Exercise:
Extract, in full, the lines below, beginning at the first and ending with the line that contains "98.48, 99.16, 100];". Pictures do not belong in the copy.

Information provided:

**********

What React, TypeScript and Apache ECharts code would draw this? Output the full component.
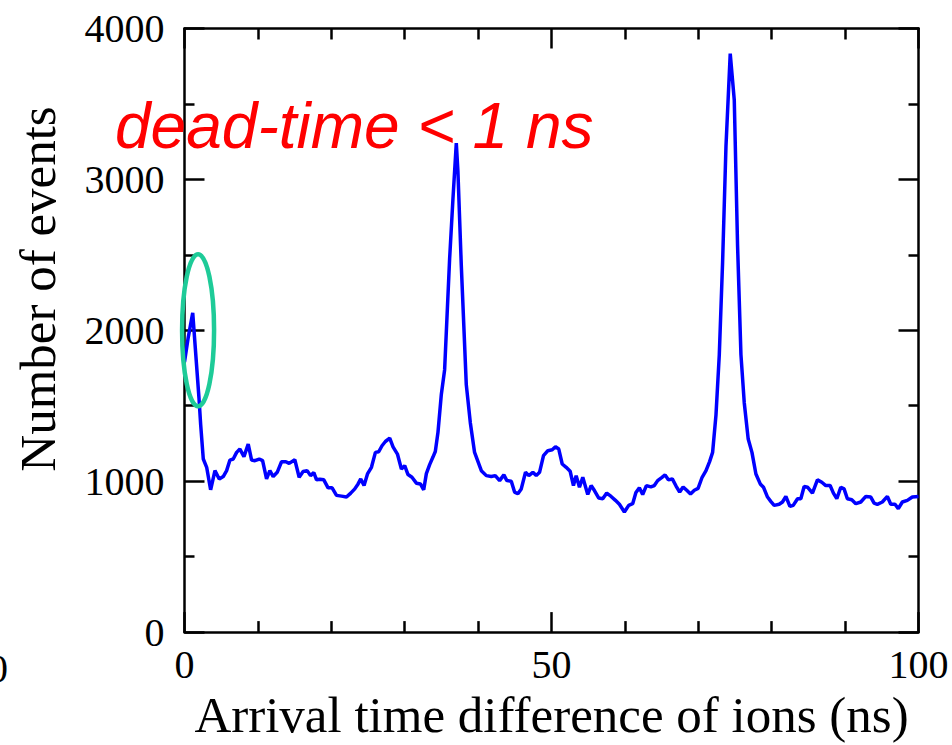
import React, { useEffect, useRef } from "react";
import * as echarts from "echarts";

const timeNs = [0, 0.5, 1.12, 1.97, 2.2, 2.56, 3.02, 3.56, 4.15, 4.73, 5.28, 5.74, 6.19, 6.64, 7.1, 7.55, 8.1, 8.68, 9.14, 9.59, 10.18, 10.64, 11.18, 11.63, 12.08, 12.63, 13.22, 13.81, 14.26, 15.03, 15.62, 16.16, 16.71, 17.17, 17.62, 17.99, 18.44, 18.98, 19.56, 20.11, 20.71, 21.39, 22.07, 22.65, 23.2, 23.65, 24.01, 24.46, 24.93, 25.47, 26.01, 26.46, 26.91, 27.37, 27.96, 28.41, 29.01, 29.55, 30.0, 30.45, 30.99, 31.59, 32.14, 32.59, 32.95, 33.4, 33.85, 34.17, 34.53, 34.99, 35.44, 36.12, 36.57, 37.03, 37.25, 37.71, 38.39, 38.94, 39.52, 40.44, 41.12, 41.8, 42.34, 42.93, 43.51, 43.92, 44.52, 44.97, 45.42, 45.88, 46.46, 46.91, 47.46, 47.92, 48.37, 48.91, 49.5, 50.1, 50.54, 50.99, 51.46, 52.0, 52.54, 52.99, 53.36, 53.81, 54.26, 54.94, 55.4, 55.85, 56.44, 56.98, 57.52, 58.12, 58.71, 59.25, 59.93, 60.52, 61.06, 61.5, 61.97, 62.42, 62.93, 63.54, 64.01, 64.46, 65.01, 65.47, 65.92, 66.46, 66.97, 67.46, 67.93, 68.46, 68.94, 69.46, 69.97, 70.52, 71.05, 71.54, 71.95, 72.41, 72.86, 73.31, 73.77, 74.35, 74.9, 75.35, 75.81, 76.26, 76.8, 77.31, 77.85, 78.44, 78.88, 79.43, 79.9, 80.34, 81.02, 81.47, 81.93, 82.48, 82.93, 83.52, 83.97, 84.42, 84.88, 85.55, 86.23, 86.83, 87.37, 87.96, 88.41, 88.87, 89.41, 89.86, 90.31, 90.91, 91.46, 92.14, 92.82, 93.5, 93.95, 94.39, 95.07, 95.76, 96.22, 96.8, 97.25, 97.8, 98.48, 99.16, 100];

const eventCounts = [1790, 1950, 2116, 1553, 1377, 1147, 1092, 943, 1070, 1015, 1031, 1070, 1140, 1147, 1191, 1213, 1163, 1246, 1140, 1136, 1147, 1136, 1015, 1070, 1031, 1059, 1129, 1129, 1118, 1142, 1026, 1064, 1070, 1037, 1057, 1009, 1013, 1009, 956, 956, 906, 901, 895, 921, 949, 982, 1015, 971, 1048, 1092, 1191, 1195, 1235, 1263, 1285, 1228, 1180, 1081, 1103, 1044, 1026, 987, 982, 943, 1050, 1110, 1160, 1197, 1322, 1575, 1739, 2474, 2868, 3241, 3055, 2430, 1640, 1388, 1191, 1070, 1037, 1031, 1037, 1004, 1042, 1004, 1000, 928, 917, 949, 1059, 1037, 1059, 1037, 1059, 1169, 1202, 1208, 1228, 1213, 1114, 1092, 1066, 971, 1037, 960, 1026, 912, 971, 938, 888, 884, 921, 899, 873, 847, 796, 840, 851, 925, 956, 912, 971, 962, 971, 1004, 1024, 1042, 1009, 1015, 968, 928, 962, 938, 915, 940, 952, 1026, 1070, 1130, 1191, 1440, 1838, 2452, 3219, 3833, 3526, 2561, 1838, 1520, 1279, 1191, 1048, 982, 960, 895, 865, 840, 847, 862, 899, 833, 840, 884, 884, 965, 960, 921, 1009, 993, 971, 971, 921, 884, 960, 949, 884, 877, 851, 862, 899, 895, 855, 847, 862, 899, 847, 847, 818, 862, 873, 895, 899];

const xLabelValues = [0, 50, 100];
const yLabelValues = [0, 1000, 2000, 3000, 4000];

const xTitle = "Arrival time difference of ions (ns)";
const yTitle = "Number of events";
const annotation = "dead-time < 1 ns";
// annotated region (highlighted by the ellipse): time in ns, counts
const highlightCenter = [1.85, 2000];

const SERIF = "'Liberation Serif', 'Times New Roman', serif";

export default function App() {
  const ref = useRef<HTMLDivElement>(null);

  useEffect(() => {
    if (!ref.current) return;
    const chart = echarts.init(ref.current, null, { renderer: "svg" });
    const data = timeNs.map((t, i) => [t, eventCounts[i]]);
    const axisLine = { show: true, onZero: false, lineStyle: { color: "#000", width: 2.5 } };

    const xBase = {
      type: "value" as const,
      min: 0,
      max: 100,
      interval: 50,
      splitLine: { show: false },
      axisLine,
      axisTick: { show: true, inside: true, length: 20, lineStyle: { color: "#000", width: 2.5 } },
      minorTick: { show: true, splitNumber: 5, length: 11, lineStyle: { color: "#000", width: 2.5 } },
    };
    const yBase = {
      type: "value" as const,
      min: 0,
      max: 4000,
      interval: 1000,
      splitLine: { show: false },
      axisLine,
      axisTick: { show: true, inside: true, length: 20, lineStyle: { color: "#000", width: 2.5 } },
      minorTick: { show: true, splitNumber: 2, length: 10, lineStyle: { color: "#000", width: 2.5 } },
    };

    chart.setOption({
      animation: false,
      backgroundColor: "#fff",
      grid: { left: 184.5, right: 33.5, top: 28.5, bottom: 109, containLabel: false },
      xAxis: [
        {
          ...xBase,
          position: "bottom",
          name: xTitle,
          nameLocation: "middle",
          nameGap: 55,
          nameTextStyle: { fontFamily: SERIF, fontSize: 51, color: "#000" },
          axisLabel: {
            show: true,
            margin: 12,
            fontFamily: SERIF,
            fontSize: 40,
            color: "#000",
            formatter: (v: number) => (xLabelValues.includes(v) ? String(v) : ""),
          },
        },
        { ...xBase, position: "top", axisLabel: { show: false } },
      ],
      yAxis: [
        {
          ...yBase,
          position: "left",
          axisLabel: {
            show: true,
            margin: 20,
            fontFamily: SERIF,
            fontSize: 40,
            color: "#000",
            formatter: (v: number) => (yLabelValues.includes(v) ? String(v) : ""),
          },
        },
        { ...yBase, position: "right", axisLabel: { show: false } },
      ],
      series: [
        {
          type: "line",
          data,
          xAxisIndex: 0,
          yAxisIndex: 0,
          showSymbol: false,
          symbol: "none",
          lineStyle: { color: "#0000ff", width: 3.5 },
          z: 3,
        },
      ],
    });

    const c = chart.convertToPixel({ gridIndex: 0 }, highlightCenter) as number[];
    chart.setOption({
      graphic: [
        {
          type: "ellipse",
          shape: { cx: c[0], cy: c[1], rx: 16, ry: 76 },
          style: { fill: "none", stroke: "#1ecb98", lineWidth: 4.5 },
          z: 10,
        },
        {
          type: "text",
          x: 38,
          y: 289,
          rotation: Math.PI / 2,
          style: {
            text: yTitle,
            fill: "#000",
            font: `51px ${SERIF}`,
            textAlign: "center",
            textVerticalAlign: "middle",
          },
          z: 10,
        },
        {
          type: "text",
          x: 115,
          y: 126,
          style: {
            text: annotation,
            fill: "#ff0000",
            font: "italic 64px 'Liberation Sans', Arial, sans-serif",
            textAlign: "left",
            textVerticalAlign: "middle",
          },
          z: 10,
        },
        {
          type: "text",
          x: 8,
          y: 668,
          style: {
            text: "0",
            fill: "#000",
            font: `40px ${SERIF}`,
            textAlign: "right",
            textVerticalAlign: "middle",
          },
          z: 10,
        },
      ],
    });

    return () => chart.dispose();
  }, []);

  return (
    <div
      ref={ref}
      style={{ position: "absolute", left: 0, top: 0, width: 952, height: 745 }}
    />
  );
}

**********

Final answer:
What React, TypeScript and Apache ECharts code would draw this? Output the full component.
import React, { useEffect, useRef } from "react";
import * as echarts from "echarts";

const timeNs = [0, 0.5, 1.12, 1.97, 2.2, 2.56, 3.02, 3.56, 4.15, 4.73, 5.28, 5.74, 6.19, 6.64, 7.1, 7.55, 8.1, 8.68, 9.14, 9.59, 10.18, 10.64, 11.18, 11.63, 12.08, 12.63, 13.22, 13.81, 14.26, 15.03, 15.62, 16.16, 16.71, 17.17, 17.62, 17.99, 18.44, 18.98, 19.56, 20.11, 20.71, 21.39, 22.07, 22.65, 23.2, 23.65, 24.01, 24.46, 24.93, 25.47, 26.01, 26.46, 26.91, 27.37, 27.96, 28.41, 29.01, 29.55, 30.0, 30.45, 30.99, 31.59, 32.14, 32.59, 32.95, 33.4, 33.85, 34.17, 34.53, 34.99, 35.44, 36.12, 36.57, 37.03, 37.25, 37.71, 38.39, 38.94, 39.52, 40.44, 41.12, 41.8, 42.34, 42.93, 43.51, 43.92, 44.52, 44.97, 45.42, 45.88, 46.46, 46.91, 47.46, 47.92, 48.37, 48.91, 49.5, 50.1, 50.54, 50.99, 51.46, 52.0, 52.54, 52.99, 53.36, 53.81, 54.26, 54.94, 55.4, 55.85, 56.44, 56.98, 57.52, 58.12, 58.71, 59.25, 59.93, 60.52, 61.06, 61.5, 61.97, 62.42, 62.93, 63.54, 64.01, 64.46, 65.01, 65.47, 65.92, 66.46, 66.97, 67.46, 67.93, 68.46, 68.94, 69.46, 69.97, 70.52, 71.05, 71.54, 71.95, 72.41, 72.86, 73.31, 73.77, 74.35, 74.9, 75.35, 75.81, 76.26, 76.8, 77.31, 77.85, 78.44, 78.88, 79.43, 79.9, 80.34, 81.02, 81.47, 81.93, 82.48, 82.93, 83.52, 83.97, 84.42, 84.88, 85.55, 86.23, 86.83, 87.37, 87.96, 88.41, 88.87, 89.41, 89.86, 90.31, 90.91, 91.46, 92.14, 92.82, 93.5, 93.95, 94.39, 95.07, 95.76, 96.22, 96.8, 97.25, 97.8, 98.48, 99.16, 100];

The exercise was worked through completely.